SET PROBLEM
Your task is to repeat the lines from the line with "Clone this chart in Plotly." to the line with "return 1 - y / H", both ends included, and nothing else. Pictures stay out of the copy.

[begin RECORDS FOR THE EXERCISE]

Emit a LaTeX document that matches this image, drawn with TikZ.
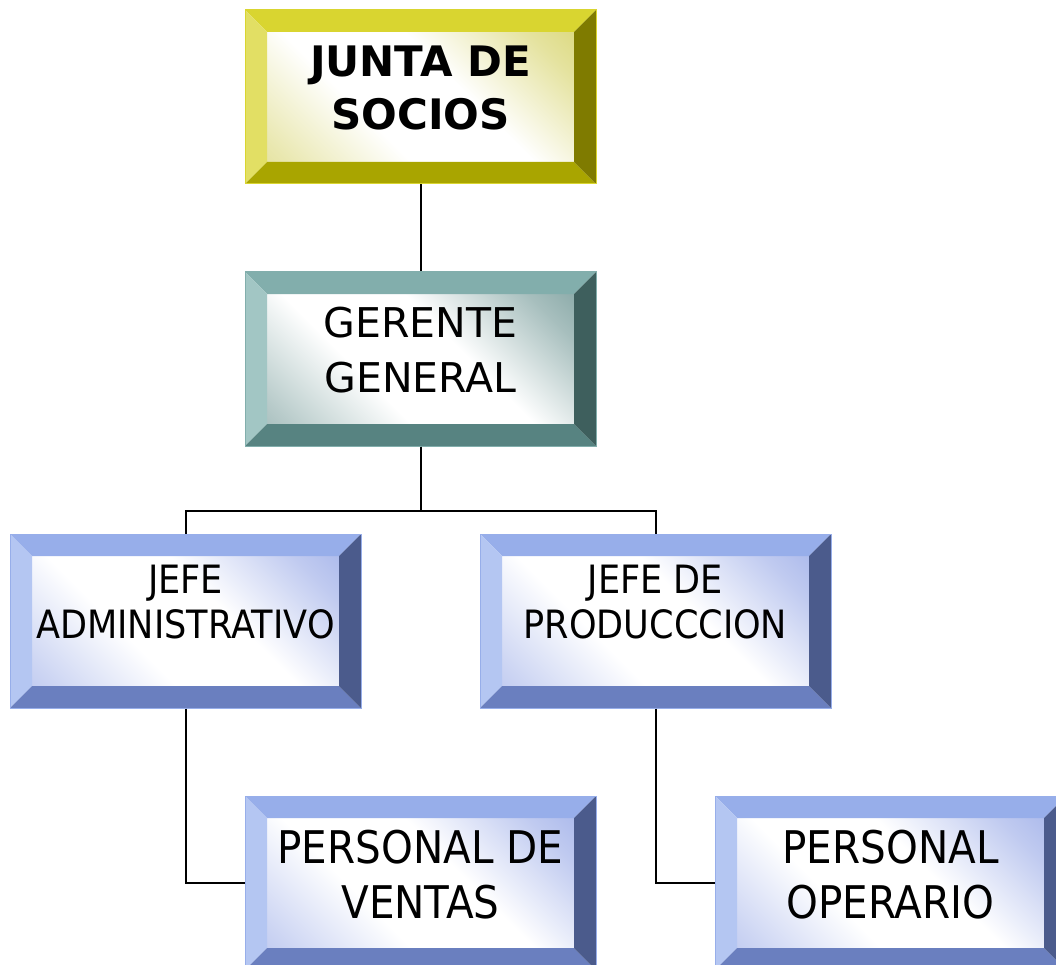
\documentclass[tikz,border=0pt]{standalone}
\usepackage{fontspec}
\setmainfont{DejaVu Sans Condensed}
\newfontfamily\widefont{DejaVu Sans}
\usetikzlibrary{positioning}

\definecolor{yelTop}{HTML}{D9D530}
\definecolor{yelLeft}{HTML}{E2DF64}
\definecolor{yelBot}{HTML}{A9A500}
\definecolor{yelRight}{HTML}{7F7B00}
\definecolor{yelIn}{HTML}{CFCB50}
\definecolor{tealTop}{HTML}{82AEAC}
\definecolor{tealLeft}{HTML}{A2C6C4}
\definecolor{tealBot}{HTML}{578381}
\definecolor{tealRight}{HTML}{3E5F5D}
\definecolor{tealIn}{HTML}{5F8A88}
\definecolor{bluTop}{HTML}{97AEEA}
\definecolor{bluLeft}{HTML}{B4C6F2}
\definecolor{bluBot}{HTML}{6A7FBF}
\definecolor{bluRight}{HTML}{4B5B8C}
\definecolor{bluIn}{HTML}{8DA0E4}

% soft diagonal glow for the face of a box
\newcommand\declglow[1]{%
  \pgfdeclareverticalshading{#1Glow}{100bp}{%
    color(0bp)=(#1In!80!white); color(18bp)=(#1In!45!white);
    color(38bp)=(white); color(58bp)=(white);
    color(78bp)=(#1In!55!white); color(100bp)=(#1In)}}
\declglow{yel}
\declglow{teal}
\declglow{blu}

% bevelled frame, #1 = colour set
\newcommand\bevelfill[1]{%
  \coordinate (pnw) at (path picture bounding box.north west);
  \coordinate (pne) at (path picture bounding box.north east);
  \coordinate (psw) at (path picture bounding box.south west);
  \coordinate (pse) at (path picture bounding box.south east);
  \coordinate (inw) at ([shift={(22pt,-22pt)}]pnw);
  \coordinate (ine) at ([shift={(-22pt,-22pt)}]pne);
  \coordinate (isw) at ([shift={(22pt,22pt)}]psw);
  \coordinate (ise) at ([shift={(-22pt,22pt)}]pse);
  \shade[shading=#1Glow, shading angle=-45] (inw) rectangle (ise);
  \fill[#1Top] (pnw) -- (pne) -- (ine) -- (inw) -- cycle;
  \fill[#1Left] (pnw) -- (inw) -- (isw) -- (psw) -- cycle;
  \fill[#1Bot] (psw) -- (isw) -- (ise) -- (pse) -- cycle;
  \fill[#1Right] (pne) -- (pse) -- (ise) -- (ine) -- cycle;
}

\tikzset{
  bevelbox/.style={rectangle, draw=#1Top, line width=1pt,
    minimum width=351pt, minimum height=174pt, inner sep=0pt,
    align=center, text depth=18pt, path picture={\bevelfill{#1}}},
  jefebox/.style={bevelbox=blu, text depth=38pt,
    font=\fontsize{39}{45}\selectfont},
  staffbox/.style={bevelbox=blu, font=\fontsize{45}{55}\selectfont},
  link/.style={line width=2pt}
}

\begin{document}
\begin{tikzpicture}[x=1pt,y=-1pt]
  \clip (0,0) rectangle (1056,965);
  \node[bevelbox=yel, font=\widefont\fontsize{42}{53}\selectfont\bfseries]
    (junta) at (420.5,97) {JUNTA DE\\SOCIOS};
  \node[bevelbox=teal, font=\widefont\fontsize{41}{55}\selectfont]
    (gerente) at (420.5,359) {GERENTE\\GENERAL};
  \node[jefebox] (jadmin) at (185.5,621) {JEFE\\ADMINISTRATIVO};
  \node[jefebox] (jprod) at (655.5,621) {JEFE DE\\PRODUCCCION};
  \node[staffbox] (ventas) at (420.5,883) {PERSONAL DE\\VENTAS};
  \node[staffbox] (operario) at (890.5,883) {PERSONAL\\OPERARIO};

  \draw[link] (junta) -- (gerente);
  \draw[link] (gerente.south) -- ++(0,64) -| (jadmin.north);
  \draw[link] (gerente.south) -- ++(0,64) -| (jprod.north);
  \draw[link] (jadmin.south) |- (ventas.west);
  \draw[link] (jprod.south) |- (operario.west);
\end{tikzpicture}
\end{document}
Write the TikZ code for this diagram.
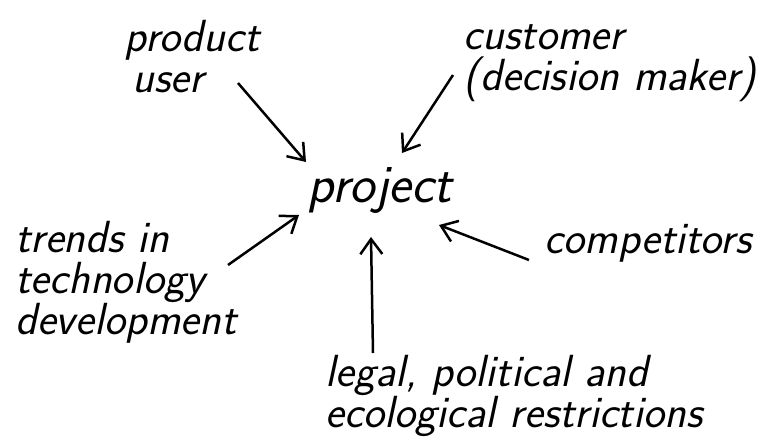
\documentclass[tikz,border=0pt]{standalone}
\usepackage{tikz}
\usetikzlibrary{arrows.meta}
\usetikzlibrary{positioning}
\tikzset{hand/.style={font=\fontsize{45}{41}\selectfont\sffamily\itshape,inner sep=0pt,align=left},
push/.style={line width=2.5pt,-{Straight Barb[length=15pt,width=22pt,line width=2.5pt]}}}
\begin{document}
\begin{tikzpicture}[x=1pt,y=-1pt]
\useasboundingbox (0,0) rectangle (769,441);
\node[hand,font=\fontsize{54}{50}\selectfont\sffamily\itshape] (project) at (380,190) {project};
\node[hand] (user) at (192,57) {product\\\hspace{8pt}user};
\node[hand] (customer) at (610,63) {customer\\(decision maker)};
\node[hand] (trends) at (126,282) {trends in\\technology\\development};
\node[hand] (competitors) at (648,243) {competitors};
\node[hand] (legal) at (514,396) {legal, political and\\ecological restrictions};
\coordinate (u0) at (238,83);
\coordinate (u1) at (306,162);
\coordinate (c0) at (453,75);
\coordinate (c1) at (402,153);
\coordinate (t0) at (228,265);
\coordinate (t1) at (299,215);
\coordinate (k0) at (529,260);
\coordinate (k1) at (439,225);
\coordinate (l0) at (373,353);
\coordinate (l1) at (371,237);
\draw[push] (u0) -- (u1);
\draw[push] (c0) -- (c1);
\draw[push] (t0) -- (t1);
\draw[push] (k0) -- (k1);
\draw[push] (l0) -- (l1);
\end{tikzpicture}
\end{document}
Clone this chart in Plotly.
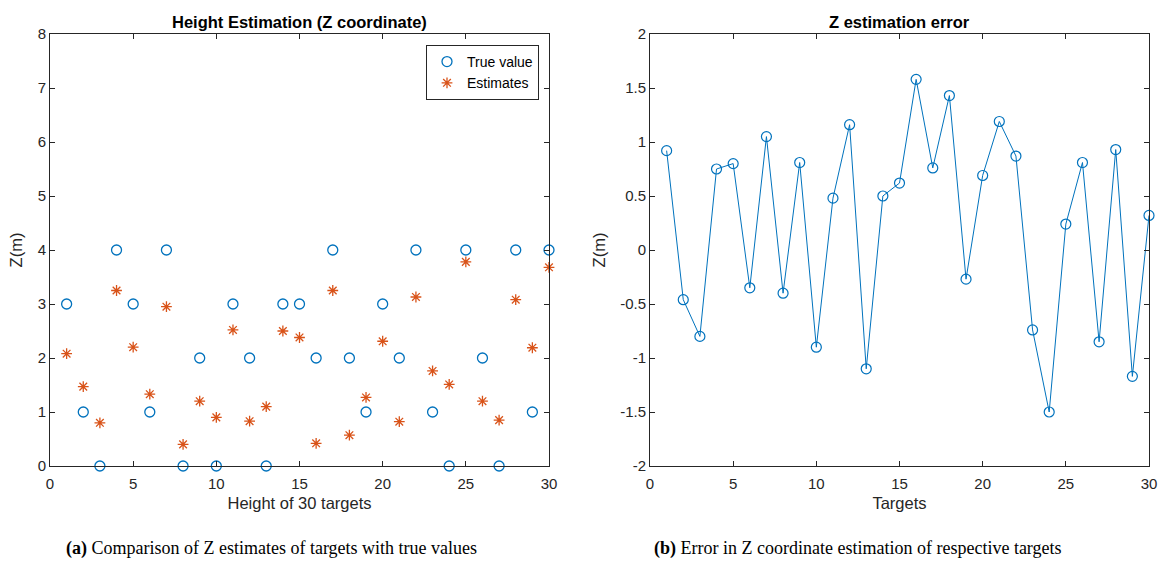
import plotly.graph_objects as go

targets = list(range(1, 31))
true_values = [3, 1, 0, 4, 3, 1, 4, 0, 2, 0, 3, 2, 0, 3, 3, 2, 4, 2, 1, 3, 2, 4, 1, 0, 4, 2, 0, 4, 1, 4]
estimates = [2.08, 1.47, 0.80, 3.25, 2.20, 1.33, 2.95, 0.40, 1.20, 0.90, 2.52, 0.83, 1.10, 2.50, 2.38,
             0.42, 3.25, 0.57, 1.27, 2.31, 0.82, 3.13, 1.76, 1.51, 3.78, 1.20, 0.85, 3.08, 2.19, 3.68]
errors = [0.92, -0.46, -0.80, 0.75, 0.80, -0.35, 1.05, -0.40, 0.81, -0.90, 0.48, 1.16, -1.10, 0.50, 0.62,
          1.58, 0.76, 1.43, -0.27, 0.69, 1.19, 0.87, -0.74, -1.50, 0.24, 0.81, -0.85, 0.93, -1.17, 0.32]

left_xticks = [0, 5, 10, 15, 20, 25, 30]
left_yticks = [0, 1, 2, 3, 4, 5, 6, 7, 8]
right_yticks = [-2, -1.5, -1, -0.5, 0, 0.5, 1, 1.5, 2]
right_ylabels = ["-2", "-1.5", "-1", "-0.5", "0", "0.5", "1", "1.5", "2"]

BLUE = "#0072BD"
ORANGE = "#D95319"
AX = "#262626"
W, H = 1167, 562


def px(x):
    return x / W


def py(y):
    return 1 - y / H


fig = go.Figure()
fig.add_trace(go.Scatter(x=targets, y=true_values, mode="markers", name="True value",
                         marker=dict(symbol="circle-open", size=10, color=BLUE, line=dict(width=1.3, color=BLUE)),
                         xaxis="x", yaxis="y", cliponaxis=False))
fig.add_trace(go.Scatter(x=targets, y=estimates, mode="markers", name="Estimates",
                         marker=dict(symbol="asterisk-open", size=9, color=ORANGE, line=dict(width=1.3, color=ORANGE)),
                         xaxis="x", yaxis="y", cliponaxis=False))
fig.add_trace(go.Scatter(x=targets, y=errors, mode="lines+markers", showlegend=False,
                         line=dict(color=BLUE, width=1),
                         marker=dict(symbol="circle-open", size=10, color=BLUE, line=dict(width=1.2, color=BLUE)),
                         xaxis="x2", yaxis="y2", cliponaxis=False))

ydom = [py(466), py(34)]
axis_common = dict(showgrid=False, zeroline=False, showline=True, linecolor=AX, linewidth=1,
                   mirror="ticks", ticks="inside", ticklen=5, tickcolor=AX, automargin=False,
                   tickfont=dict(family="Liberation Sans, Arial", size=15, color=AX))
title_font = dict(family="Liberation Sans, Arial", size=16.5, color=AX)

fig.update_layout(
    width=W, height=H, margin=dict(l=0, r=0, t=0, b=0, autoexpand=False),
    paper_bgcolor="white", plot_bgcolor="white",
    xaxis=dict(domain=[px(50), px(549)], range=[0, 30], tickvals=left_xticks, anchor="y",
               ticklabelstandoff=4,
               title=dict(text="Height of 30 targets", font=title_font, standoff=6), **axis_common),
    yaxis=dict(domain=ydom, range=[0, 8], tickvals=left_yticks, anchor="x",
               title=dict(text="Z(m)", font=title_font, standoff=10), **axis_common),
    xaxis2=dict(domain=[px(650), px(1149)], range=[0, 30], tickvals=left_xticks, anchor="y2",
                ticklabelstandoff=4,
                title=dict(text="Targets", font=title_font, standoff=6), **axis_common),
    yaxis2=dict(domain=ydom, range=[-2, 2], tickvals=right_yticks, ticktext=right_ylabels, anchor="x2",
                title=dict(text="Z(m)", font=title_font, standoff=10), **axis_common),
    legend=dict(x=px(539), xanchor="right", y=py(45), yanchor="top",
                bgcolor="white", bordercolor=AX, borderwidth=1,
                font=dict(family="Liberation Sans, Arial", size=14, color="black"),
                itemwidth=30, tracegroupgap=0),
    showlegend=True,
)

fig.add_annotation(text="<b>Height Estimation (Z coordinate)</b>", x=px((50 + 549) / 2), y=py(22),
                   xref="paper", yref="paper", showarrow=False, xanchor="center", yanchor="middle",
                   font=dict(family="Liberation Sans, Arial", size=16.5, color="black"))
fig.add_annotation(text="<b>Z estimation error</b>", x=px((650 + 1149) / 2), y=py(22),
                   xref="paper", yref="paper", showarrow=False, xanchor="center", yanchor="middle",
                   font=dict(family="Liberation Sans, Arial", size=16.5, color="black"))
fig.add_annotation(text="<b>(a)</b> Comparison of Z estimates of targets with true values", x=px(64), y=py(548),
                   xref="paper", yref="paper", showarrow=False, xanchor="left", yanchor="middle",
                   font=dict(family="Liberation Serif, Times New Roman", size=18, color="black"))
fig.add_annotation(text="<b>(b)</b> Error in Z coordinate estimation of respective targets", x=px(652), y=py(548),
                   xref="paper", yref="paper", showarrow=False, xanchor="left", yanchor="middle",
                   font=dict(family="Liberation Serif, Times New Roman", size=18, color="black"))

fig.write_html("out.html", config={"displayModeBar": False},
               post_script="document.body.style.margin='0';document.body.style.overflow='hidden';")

[end RECORDS FOR THE EXERCISE]

CORRECT RESULT
Clone this chart in Plotly.
import plotly.graph_objects as go

targets = list(range(1, 31))
true_values = [3, 1, 0, 4, 3, 1, 4, 0, 2, 0, 3, 2, 0, 3, 3, 2, 4, 2, 1, 3, 2, 4, 1, 0, 4, 2, 0, 4, 1, 4]
estimates = [2.08, 1.47, 0.80, 3.25, 2.20, 1.33, 2.95, 0.40, 1.20, 0.90, 2.52, 0.83, 1.10, 2.50, 2.38,
             0.42, 3.25, 0.57, 1.27, 2.31, 0.82, 3.13, 1.76, 1.51, 3.78, 1.20, 0.85, 3.08, 2.19, 3.68]
errors = [0.92, -0.46, -0.80, 0.75, 0.80, -0.35, 1.05, -0.40, 0.81, -0.90, 0.48, 1.16, -1.10, 0.50, 0.62,
          1.58, 0.76, 1.43, -0.27, 0.69, 1.19, 0.87, -0.74, -1.50, 0.24, 0.81, -0.85, 0.93, -1.17, 0.32]

left_xticks = [0, 5, 10, 15, 20, 25, 30]
left_yticks = [0, 1, 2, 3, 4, 5, 6, 7, 8]
right_yticks = [-2, -1.5, -1, -0.5, 0, 0.5, 1, 1.5, 2]
right_ylabels = ["-2", "-1.5", "-1", "-0.5", "0", "0.5", "1", "1.5", "2"]

BLUE = "#0072BD"
ORANGE = "#D95319"
AX = "#262626"
W, H = 1167, 562


def px(x):
    return x / W


def py(y):
    return 1 - y / H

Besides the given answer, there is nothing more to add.